RAW DATA:
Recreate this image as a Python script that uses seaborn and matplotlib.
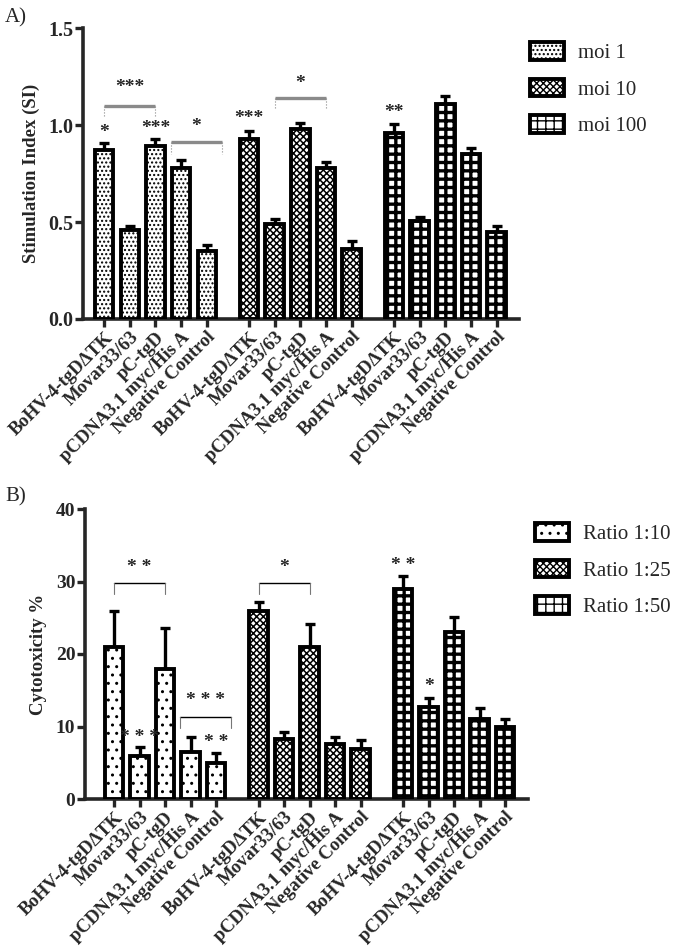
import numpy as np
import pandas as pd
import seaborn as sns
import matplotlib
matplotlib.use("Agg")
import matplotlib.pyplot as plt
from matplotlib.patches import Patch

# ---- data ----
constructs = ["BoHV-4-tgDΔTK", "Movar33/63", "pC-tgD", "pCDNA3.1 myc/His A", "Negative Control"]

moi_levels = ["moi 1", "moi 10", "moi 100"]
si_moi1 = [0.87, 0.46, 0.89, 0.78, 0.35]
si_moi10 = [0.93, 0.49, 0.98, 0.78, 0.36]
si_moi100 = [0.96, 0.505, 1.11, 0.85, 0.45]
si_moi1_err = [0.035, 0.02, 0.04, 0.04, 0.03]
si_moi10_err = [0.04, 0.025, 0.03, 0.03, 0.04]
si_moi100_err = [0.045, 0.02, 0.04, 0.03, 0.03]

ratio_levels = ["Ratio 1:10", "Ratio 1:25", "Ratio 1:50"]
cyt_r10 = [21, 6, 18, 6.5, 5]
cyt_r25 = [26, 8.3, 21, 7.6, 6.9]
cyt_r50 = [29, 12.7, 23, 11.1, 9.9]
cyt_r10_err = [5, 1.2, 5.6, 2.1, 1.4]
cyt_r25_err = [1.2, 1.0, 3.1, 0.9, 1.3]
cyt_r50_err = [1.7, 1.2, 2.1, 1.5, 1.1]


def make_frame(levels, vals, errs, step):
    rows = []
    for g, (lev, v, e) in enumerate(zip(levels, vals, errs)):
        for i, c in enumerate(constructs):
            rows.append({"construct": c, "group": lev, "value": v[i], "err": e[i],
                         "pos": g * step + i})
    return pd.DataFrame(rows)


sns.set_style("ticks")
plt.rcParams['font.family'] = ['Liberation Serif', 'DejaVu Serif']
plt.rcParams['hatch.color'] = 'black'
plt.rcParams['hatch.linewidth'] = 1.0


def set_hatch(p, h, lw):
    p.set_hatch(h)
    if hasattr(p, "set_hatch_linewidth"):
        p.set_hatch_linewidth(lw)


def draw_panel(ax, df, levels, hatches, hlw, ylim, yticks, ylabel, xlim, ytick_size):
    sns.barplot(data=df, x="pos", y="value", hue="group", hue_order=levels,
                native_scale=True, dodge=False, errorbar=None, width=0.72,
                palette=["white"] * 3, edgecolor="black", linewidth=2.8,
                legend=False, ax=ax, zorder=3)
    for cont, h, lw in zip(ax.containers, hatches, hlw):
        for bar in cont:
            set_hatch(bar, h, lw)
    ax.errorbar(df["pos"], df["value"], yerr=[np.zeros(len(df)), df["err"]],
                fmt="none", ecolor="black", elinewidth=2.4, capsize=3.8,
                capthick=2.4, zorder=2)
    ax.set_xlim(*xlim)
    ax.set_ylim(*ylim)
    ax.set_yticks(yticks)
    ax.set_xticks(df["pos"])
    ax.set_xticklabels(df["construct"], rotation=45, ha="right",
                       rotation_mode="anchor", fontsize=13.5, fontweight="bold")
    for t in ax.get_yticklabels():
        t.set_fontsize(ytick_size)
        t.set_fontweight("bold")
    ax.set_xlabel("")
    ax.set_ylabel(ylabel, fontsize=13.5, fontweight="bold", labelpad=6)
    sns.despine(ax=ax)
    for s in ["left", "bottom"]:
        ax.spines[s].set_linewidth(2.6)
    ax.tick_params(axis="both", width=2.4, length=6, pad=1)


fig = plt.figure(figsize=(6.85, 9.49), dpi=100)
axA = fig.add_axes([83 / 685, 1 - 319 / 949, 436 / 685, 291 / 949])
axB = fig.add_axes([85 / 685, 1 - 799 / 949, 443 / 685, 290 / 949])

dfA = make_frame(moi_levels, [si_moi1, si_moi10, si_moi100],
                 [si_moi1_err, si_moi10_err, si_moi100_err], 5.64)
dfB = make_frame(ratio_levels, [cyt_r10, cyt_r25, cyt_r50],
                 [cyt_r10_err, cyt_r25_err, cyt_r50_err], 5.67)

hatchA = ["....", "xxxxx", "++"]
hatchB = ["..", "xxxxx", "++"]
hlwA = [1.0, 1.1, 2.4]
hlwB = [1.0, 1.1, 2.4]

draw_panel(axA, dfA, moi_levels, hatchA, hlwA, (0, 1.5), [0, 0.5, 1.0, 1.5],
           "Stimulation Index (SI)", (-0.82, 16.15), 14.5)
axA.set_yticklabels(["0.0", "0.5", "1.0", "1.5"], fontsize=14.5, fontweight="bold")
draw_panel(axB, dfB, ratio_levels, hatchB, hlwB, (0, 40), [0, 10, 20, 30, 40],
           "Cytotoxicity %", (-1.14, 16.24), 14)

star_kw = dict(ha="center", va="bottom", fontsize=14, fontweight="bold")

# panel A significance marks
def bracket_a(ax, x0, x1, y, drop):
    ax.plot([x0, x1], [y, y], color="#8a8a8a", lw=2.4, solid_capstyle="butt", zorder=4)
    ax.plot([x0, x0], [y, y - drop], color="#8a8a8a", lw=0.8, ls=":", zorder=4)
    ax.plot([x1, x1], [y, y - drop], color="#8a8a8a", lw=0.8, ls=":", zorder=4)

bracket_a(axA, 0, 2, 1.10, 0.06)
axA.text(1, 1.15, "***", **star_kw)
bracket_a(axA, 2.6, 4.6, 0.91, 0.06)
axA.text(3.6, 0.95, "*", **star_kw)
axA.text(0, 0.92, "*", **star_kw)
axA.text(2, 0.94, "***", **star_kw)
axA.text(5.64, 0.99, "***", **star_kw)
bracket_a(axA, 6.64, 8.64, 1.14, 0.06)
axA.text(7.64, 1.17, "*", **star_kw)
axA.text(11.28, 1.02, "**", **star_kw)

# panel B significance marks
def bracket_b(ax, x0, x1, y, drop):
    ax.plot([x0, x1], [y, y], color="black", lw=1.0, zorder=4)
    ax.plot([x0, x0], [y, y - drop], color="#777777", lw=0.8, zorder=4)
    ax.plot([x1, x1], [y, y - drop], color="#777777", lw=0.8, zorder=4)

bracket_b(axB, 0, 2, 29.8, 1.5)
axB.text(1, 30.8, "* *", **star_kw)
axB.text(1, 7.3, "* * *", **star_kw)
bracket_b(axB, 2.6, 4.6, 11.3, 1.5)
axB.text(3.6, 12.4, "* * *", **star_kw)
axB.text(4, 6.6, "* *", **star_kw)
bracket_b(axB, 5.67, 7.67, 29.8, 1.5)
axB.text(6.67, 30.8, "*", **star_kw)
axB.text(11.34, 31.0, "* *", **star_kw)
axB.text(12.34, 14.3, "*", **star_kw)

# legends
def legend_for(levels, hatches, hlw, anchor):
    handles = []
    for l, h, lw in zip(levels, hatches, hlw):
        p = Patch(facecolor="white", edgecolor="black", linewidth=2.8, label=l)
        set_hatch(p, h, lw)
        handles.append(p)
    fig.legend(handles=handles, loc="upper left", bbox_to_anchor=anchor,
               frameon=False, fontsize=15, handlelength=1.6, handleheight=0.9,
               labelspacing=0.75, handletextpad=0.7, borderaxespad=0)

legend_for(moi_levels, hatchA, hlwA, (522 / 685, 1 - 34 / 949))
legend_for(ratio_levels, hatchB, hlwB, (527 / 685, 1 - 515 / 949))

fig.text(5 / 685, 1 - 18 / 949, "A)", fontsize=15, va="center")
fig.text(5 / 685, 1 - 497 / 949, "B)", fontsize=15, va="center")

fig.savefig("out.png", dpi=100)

YOUR OBJECTIVE:
Set down again, exactly, the lines of the material above from its first line to the one with "si_moi100_err = [0.045, 0.02, 0.04, 0.03, 0.03]", inclusive. Leave the pictures out.

FULL OUTPUT:
Recreate this image as a Python script that uses seaborn and matplotlib.
import numpy as np
import pandas as pd
import seaborn as sns
import matplotlib
matplotlib.use("Agg")
import matplotlib.pyplot as plt
from matplotlib.patches import Patch

# ---- data ----
constructs = ["BoHV-4-tgDΔTK", "Movar33/63", "pC-tgD", "pCDNA3.1 myc/His A", "Negative Control"]

moi_levels = ["moi 1", "moi 10", "moi 100"]
si_moi1 = [0.87, 0.46, 0.89, 0.78, 0.35]
si_moi10 = [0.93, 0.49, 0.98, 0.78, 0.36]
si_moi100 = [0.96, 0.505, 1.11, 0.85, 0.45]
si_moi1_err = [0.035, 0.02, 0.04, 0.04, 0.03]
si_moi10_err = [0.04, 0.025, 0.03, 0.03, 0.04]
si_moi100_err = [0.045, 0.02, 0.04, 0.03, 0.03]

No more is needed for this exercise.